→ WORK REQUIRED
Check every line of the data below for the string "React", and copy the ones that hold it.
#### INFORMATION SHOWN
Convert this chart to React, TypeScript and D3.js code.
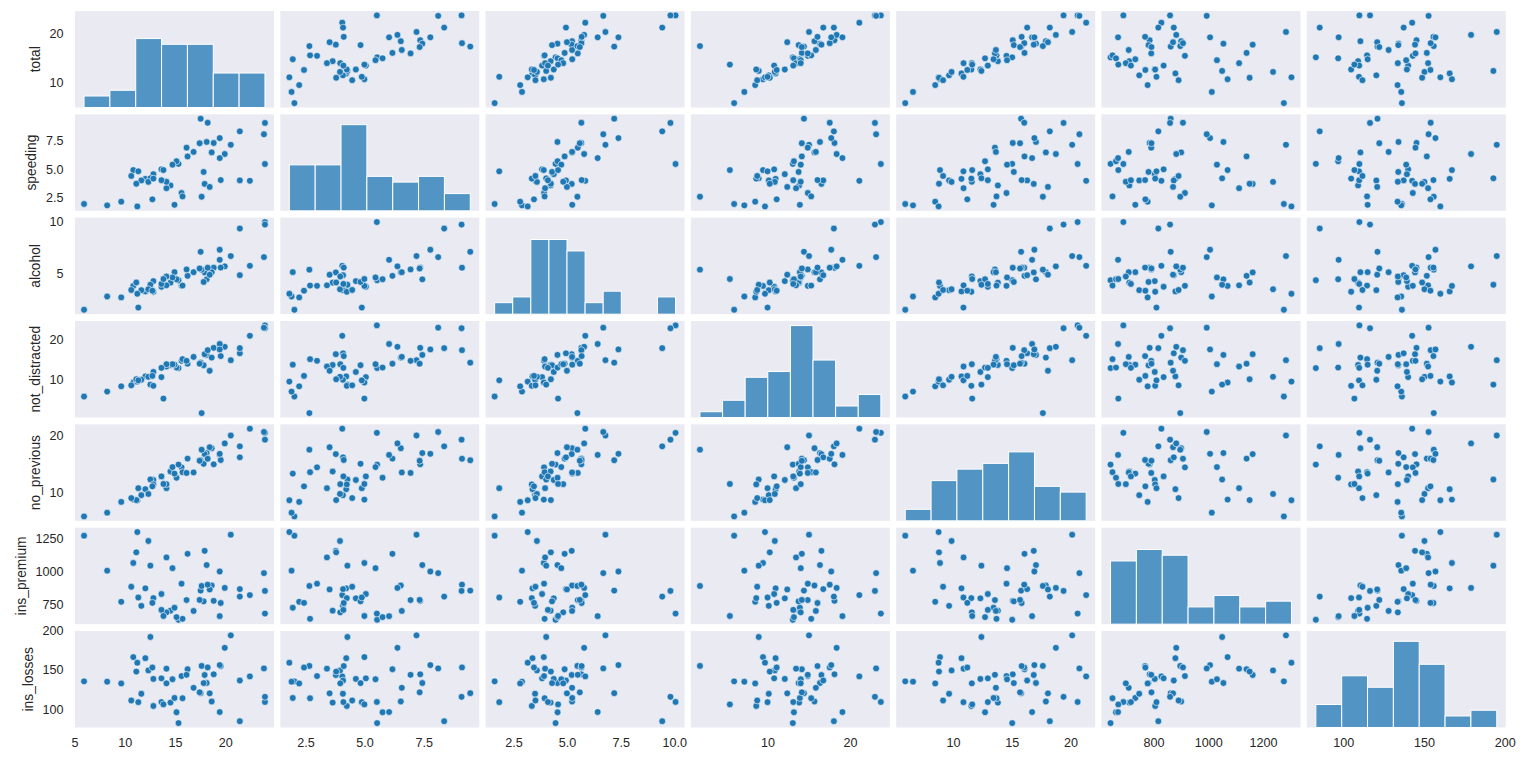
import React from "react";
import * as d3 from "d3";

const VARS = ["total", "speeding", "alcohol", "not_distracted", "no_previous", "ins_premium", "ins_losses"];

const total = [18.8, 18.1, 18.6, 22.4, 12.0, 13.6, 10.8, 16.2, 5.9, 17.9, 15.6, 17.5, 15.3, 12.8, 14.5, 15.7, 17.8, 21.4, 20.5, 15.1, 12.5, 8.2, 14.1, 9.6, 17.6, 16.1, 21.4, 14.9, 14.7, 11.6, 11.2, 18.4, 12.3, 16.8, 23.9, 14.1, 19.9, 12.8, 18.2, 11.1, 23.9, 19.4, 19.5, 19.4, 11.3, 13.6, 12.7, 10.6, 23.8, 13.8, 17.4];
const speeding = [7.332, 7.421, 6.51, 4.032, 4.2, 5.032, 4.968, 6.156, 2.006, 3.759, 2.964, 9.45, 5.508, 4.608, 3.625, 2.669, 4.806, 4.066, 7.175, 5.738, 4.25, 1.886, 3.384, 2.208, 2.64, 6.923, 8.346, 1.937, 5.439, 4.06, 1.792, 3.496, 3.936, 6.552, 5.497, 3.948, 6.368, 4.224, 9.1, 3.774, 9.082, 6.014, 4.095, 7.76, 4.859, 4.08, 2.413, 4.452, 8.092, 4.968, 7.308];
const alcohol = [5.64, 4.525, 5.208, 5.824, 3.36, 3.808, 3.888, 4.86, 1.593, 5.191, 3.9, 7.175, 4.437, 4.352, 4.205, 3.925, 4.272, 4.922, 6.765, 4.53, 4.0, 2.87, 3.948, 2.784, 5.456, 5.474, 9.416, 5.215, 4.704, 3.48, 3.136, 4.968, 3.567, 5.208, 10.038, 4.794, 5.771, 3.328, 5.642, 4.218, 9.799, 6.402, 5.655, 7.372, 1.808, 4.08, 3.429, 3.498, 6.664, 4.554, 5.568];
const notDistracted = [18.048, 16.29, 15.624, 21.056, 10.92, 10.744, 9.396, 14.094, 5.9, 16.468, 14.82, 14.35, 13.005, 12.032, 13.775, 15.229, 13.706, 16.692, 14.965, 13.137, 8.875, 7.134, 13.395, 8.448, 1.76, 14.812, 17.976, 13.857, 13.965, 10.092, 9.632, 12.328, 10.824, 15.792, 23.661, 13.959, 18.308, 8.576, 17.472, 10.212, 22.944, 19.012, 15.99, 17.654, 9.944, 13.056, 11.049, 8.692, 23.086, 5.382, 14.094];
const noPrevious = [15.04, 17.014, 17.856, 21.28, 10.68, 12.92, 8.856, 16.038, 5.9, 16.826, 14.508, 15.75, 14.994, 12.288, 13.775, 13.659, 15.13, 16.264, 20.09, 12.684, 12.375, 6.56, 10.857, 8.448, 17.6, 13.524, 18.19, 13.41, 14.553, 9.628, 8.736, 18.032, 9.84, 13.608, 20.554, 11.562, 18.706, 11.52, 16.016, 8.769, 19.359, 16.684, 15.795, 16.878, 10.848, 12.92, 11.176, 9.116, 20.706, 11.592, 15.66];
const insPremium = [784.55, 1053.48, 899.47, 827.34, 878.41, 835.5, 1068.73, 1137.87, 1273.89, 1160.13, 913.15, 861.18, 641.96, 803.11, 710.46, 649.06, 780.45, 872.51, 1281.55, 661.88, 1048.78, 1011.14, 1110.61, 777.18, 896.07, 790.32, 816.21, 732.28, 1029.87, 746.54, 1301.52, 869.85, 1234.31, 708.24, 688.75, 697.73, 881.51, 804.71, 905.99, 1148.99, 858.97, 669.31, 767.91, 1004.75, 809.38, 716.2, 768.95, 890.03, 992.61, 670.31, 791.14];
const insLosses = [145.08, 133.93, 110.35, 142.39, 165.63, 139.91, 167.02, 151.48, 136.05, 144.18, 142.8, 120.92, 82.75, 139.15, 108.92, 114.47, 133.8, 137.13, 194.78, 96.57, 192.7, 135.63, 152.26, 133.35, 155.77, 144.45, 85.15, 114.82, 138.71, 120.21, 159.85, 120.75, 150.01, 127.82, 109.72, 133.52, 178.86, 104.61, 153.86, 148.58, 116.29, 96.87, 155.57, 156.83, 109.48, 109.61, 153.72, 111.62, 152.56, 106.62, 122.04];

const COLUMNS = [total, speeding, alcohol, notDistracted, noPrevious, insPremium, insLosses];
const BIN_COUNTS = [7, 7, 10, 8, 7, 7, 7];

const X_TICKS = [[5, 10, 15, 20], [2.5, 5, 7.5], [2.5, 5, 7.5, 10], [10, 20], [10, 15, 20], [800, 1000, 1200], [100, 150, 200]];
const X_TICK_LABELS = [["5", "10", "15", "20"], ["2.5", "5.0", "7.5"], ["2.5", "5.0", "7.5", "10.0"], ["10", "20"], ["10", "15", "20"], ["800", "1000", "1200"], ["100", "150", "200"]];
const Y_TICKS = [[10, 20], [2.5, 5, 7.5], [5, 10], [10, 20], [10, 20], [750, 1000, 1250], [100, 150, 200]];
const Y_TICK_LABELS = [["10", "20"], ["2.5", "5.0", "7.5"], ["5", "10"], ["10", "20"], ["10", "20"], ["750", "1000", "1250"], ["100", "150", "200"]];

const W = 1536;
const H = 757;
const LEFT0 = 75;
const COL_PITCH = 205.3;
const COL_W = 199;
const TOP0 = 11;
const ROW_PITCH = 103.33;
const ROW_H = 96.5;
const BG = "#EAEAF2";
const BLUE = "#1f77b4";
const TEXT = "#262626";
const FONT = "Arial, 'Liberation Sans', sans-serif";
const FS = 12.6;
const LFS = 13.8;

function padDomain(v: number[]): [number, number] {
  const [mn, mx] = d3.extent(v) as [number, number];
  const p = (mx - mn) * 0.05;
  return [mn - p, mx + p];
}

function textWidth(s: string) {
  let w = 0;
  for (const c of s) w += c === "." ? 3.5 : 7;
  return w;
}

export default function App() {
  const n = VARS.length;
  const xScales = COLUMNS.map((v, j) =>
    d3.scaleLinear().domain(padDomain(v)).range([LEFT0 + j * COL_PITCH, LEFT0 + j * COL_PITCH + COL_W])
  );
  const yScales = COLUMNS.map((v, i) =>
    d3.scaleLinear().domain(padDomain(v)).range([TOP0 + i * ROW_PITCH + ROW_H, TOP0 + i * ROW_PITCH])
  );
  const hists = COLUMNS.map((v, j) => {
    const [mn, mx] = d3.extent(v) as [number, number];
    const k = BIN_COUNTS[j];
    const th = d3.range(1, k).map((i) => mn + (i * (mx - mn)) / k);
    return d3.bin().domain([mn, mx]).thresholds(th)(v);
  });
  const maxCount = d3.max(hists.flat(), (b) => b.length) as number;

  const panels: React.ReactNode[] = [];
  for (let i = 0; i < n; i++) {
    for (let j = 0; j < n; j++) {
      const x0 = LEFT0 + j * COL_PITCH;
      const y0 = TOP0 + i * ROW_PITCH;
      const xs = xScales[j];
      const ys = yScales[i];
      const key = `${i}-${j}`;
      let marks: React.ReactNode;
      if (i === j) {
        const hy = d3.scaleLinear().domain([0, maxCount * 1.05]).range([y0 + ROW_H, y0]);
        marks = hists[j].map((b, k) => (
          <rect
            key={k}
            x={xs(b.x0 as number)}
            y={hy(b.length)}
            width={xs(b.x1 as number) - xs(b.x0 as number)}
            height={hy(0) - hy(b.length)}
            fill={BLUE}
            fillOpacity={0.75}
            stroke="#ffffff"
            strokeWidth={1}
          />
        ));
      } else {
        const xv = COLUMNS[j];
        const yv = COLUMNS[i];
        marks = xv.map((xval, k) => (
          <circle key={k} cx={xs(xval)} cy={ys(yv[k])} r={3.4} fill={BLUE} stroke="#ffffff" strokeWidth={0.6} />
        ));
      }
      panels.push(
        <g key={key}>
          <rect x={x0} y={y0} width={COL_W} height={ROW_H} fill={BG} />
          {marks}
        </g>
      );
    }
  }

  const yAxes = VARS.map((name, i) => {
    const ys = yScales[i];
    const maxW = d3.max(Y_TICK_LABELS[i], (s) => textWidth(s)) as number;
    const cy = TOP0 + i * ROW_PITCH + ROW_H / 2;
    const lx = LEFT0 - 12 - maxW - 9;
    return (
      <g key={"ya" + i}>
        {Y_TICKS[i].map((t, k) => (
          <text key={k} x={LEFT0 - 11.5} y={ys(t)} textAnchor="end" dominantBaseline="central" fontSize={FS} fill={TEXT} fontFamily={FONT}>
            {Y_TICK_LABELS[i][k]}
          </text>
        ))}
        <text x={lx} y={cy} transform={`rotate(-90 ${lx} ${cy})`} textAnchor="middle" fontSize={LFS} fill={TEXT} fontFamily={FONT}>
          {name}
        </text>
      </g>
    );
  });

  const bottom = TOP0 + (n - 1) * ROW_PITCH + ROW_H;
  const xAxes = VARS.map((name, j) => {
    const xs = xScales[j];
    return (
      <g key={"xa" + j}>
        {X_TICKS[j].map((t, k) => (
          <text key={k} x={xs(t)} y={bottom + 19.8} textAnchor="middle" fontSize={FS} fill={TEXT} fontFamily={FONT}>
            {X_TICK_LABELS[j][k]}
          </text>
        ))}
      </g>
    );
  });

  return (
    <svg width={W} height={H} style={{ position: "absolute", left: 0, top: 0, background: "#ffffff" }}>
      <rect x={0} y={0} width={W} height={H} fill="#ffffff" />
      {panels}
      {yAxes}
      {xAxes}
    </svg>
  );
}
########
→ ANSWER BELOW
Convert this chart to React, TypeScript and D3.js code.
import React from "react";
  const panels: React.ReactNode[] = [];
      let marks: React.ReactNode;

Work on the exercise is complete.